Since it was his thoughts the cwidder responded to, Moril tried to understand how he might feed his entire self through it into the enormous power he knew was needed. His father had said Moril was in two halves. “Come together,” Clennen had said, “and there’s no knowing what you might do.” Moril supposed Clennen had meant the way Moril was incorrigibly dreamy and also unbelievably alert at times, just as he was now. But as Kialan had noticed, he was often both at the same time, unless he went vague in self-defense. Moril thought that could not quite be it.

But there was another way he was in two halves. His mother was a Southern aristocrat, and his father a freedom-fighting singer from the North. As Dagner had said, there was no doubt it was a weird mixture. It was cold and hot, strict and free, restrained and outspoken, all at once. The trouble was, this did not quite add up to Moril. He did not think he had inherited much from his Southern ancestry—certainly none of the unfeeling tyranny that made his distant cousin Tholian so detestable.

But Tholian’s calm cruelty had, in a horrible way, reminded him of Lenina. Moril remembered Kialan saying, “Your mother’s a cool one.” And that was it, of course. Lenina never lost her head, and neither did Moril. He knew that, if Brid had only let him, he could coolly have led Tholian to believe that none of them had ever set eyes on Kialan, just as Lenina might have done. Keeping your head was part of the strict standard of the South. It was the same strict standard that had kept Lenina so loyal to Clennen, even though she hated life in the cart and disagreed with the freedom fighting. And Moril saw that it was the same kind of strict loyalty that had brought him North—only, with him, it was loyalty to the North.

After this followed something very uncomfortable, which Moril would not have faced if he had not had such a pressing need to use the cwidder. He had to admit he had deserted Lenina. He had gone off and left her when she had been trying to make them happy.
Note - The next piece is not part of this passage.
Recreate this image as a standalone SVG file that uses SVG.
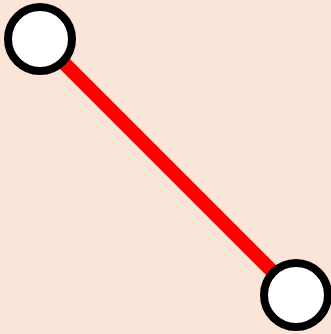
<svg xmlns="http://www.w3.org/2000/svg" width="331" height="334" viewBox="0 0 331 334">
<style>
.node{fill:#ffffff;stroke:#000000;stroke-width:8}
.edge{stroke:#ff0000;stroke-width:14;fill:none}
</style>
<rect x="0" y="0" width="331" height="334" fill="#fbe5d8"/>
<g id="connectors">
<line class="edge" x1="40" y1="39" x2="296" y2="295"/>
</g>
<g id="node1"><circle class="node" cx="40" cy="39" r="32"/></g>
<g id="node2"><circle class="node" cx="296" cy="295" r="32"/></g>
</svg>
He hoped he had not made her too unhappy, because he knew that seeing Tholian in Markind had only given him the excuse he had been looking for to go North. And going off like that, he had been trying to deny the Southern part of him—all the strict, honorable things which were the good aspect of the South. It did not do to deny them, even though he thought he had been doing it out of loyalty to Clennen.

Then he tried to find out what he had got from Clennen. Goodness knew what strange blood the singers came from. They could all sing and play. They saw a little more than most people, and some of them dreamed dreams. But Moril knew that all he had got from Clennen himself were ideas of freedom and his love of the North. The rest was the common stock of the singers.

The puzzling part was that these two halves added up to three quite different people: Brid, Dagner, and Moril. Brid had Lenina’s sharpness and some of Lenina’s efficiency, and she had Clennen’s love of an audience, without Clennen’s gifts—though she thought she had them. Dagner had far more of the gifts, but he had all Lenina’s reserve, and more. In fact, it had been very much in Lenina’s manner that Dagner had set off North to finish Clennen’s work for him, knowing he had not the personality to do it. None of them had inherited the largeness that made Clennen what he was. And why had Clennen not told Brid or Dagner they were in two halves?

Moril found himself suddenly at a dead end. He saw he would have to get at the cwidder’s power some other way. He had to. The third batch of recruits had just arrived. The valley was filling with soldiers, and the North did not know. And the Earl of Hannart would not dare move because of Kialan. And Moril knew Kialan was actively in danger from Tholian. Tholian passed several times, and each time he looked at Kialan’s hanging body as if he wanted it awake and writhing.